American culture aggressively pushes the college experience and dismisses skeptics as snobs. Master plumbers, for example, make roughly between $50,000—approximately the national average — and $80,000 a year. So why is it considered so wrong to encourage people to pursue the profession, or another like it, instead of a college degree? One path all but ensures a life in the middle class; for far too many, the other only guarantees crushing debt and no degree.

Relentlessly playing up the importance of a degree from a four-year university perpetuates an ironic snobbery. Those who emphasize the importance of a four-year degree often do so to the detriment of other paths to a prosperous life. We blindly push people toward college without considering if it’s actually the best option for the individual student. Meanwhile, community colleges and vocational schools, two phenomenal avenues to the middle class, are ignored. Advocates of college for all have created a culture that shuns people’s choices to pursue anything else.
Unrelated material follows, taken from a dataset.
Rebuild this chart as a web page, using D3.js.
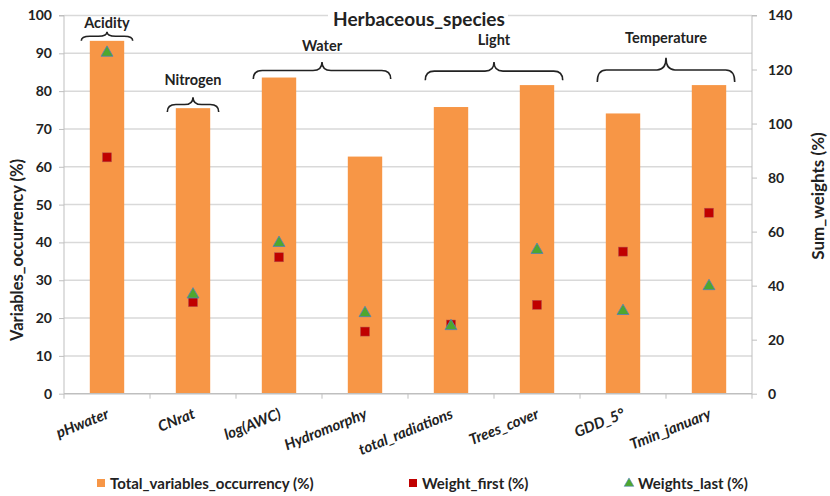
<!DOCTYPE html>
<html><head><meta charset="utf-8">
<script src="https://cdn.jsdelivr.net/npm/d3@7/dist/d3.min.js"></script>
<style>body{margin:0;background:#fff;} text{font-family:Lato,"Open Sans",sans-serif;font-weight:bold;fill:#222;}</style>
</head><body><svg id="c" width="830" height="496"></svg>
<script>
const categories = ["pHwater","CNrat","log(AWC)","Hydromorphy","total_radiations","Trees_cover","GDD_5°","Tmin_january"];
const occurrency = [93.3, 75.5, 83.6, 62.7, 75.8, 81.6, 74.1, 81.6];
const weightFirst = [87.5, 33.9, 50.5, 23.0, 25.6, 32.9, 52.6, 67.0];
const weightsLast = [126.2, 36.7, 55.8, 29.8, 25.0, 53.2, 30.6, 39.8];
const leftTicks = [0,10,20,30,40,50,60,70,80,90,100];
const rightTicks = [0,20,40,60,80,100,120,140];
const groupNames = ["Acidity","Nitrogen","Water","Light","Temperature"];
const groupFrom = [0,1,2,4,6];
const groupTo = [0,1,3,5,7];
// annotation levels, in left-axis units
const braceEnd = [93.3, 74.5, 83.2, 82.9, 82.4];
const braceTip = [95.7, 78.4, 87.7, 87.7, 88.8];
const labelLevel = [96.8, 81.6, 90.5, 92.2, 92.6];
const legendLabels = ["Total_variables_occurrency (%)","Weight_first (%)","Weights_last (%)"];

const svg = d3.select("#c");
const L = 64, R = 752, T = 15.5, B = 393.7;
const x = d3.scaleBand().domain(categories).range([L,R]).paddingInner(0.6).paddingOuter(0.3);
const y = d3.scaleLinear().domain([0,100]).range([B,T]);
const y2 = d3.scaleLinear().domain([0,140]).range([B,T]);
const FS = "14px";

// grid
svg.append("g").selectAll("line").data(leftTicks.slice(1)).join("line")
  .attr("x1",L).attr("x2",R).attr("y1",d=>y(d)).attr("y2",d=>y(d))
  .attr("stroke","#d9d9d9").attr("stroke-width",1.5);

// left axis
const ga = svg.append("g").attr("transform",`translate(${L},0)`)
  .call(d3.axisLeft(y).tickValues(leftTicks).tickSize(5).tickPadding(7));
ga.select(".domain").attr("stroke","#bfbfbf").attr("d",`M-5,${T}H0V${B}`);
ga.selectAll(".tick line").attr("stroke","#bfbfbf");
ga.selectAll("text").style("font-size",FS).attr("fill","#222").style("font-family","Lato").style("font-weight","bold");

// right axis
const gb = svg.append("g").attr("transform",`translate(${R},0)`)
  .call(d3.axisRight(y2).tickValues(rightTicks).tickSize(5).tickPadding(11));
gb.select(".domain").attr("stroke","#bfbfbf").attr("d",`M5,${T}H0V${B}`);
gb.selectAll(".tick line").attr("stroke","#bfbfbf");
gb.selectAll("text").style("font-size",FS).attr("fill","#222").style("font-family","Lato").style("font-weight","bold");

// bars
svg.append("g").selectAll("rect").data(categories).join("rect")
  .attr("x",d=>x(d)).attr("width",x.bandwidth())
  .attr("y",(d,i)=>y(occurrency[i])).attr("height",(d,i)=>B-y(occurrency[i]))
  .attr("fill","#f79646");

// bottom axis
const step = x.step();
const gx = svg.append("g").attr("transform",`translate(0,${B})`);
gx.append("line").attr("x1",L).attr("x2",R).attr("stroke","#bfbfbf").attr("stroke-width",1.5);
gx.selectAll("line.t").data(d3.range(categories.length+1)).join("line").attr("class","t")
  .attr("x1",i=>L+i*step).attr("x2",i=>L+i*step).attr("y1",0).attr("y2",5).attr("stroke","#bfbfbf");
const ang = -22*Math.PI/180, ca = Math.cos(ang), sa = Math.sin(ang);
gx.selectAll("text.lab").data(categories).join("text").attr("class","lab")
  .attr("transform",d=>`matrix(${ca},${sa},${-sa},${ca},${x(d)+x.bandwidth()/2+3},24)`)
  .attr("text-anchor","end").style("font-size","15px").style("font-style","italic").text(d=>d);

// markers
const cx = d=>x(d)+x.bandwidth()/2;
svg.append("g").selectAll("rect").data(categories).join("rect")
  .attr("x",d=>cx(d)-4.5).attr("y",(d,i)=>y2(weightFirst[i])-4.5).attr("width",9).attr("height",9)
  .attr("fill","#c00000").attr("stroke","#b05050").attr("stroke-width",0.5);
const tri = d3.symbol().type(d3.symbolTriangle).size(62);
svg.append("g").selectAll("path").data(categories).join("path")
  .attr("d",tri).attr("transform",(d,i)=>`translate(${cx(d)},${y2(weightsLast[i])})`)
  .attr("fill","#4ea72e").attr("stroke","#4f81bd").attr("stroke-width",0.8);

// title
svg.append("rect").attr("x",328).attr("y",6).attr("width",180).attr("height",22).attr("fill","#fff");
svg.append("text").attr("x",419).attr("y",26).attr("text-anchor","middle").style("font-size","19px").text("Herbaceous_species");

// braces
svg.append("g").selectAll("g").data(groupNames).join("g").each(function(name,i){
  const pad = 8.5;
  const x0 = x(categories[groupFrom[i]]) - pad, x1 = x(categories[groupTo[i]]) + x.bandwidth() + pad;
  const ye = y(braceEnd[i]), yt = y(braceTip[i]);
  const ym = (ye+yt)/2, xm = (x0+x1)/2;
  const r = Math.min(9,(x1-x0)/6);
  const p = `M${x0},${ye} Q${x0},${ym} ${x0+r},${ym} L${xm-r},${ym} Q${xm},${ym} ${xm},${yt}` +
            ` Q${xm},${ym} ${xm+r},${ym} L${x1-r},${ym} Q${x1},${ym} ${x1},${ye}`;
  d3.select(this).append("path").attr("d",p).attr("fill","none").attr("stroke","#222").attr("stroke-width",1.6);
  d3.select(this).append("text").attr("x",xm).attr("y",y(labelLevel[i])).attr("text-anchor","middle").style("font-size","14.5px").text(name);
});

// axis titles
svg.append("text").attr("transform","translate(23,250) rotate(-90)").attr("text-anchor","middle").style("font-size","16.5px").text("Variables_occurrency (%)");
svg.append("text").attr("transform","translate(824,196) rotate(-90)").attr("text-anchor","middle").style("font-size","17px").text("Sum_weights (%)");

// legend
const lg = svg.append("g");
const lx = [97, 409, 625];
lg.append("rect").attr("x",lx[0]).attr("y",479).attr("width",8).attr("height",8).attr("fill","#f79646");
lg.append("rect").attr("x",lx[1]).attr("y",479).attr("width",8).attr("height",8).attr("fill","#c00000");
lg.append("path").attr("d",d3.symbol().type(d3.symbolTriangle).size(40)).attr("transform",`translate(${lx[2]+4},483.5)`).attr("fill","#4ea72e").attr("stroke","#4f81bd").attr("stroke-width",0.6);
lg.selectAll("text").data(legendLabels).join("text").attr("x",(d,i)=>lx[i]+13).attr("y",489).style("font-size","15px").text(d=>d);
</script></body></html>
These destructive cultural attitudes manifest in government policy. States simply do not prioritize community colleges. “Between 1999 and 2009, community college funding increased just one dollar per student, while per-student funding at private research universities jumped almost $14,000,” write Eduardo Padron and Anthony Marxin US News and World Report. Large universities will obviously require more money overall to function, but the disparity in need can’t be that great. Government investment in community colleges is a sound one; an associate’s degree is a low-cost, high-reward chance at higher education and a better life.

Other countries have already figured out that pushing every citizen into a four-year university is unproductive. Germany’s youth unemployment rate is7.8 percent, while5.1 percentof Germans overall are out of work. A huge secret to Germany’s success lies in its emphasis on apprenticeships. Students there have the option to apply directly to employers for training contracts starting at 16 years old. The program harnesses free market demand to meet employers’ needs. There’s no ludicrous stigma surrounding the process because people have seen that it works. The country is Europe’s economic engine partially because of the program’s success.

The disparity between U.S. college enrollment and graduation rates is too vast to ignore. The fact is that, for many, college just isn’t the best investment. Political correctness is toxic and indulgent. It’s self-righteous censorship that too often harms the people it claims to help. The perpetual fear to encourage millennials to pursue anything other than a four-year degree hurts those very young adults. This timidity prevents advocacy for critical issues like funding for apprenticeships and community colleges. In this seemingly jobless economic recovery, one thing I won’t tolerate is continuing to leave young Americans behind.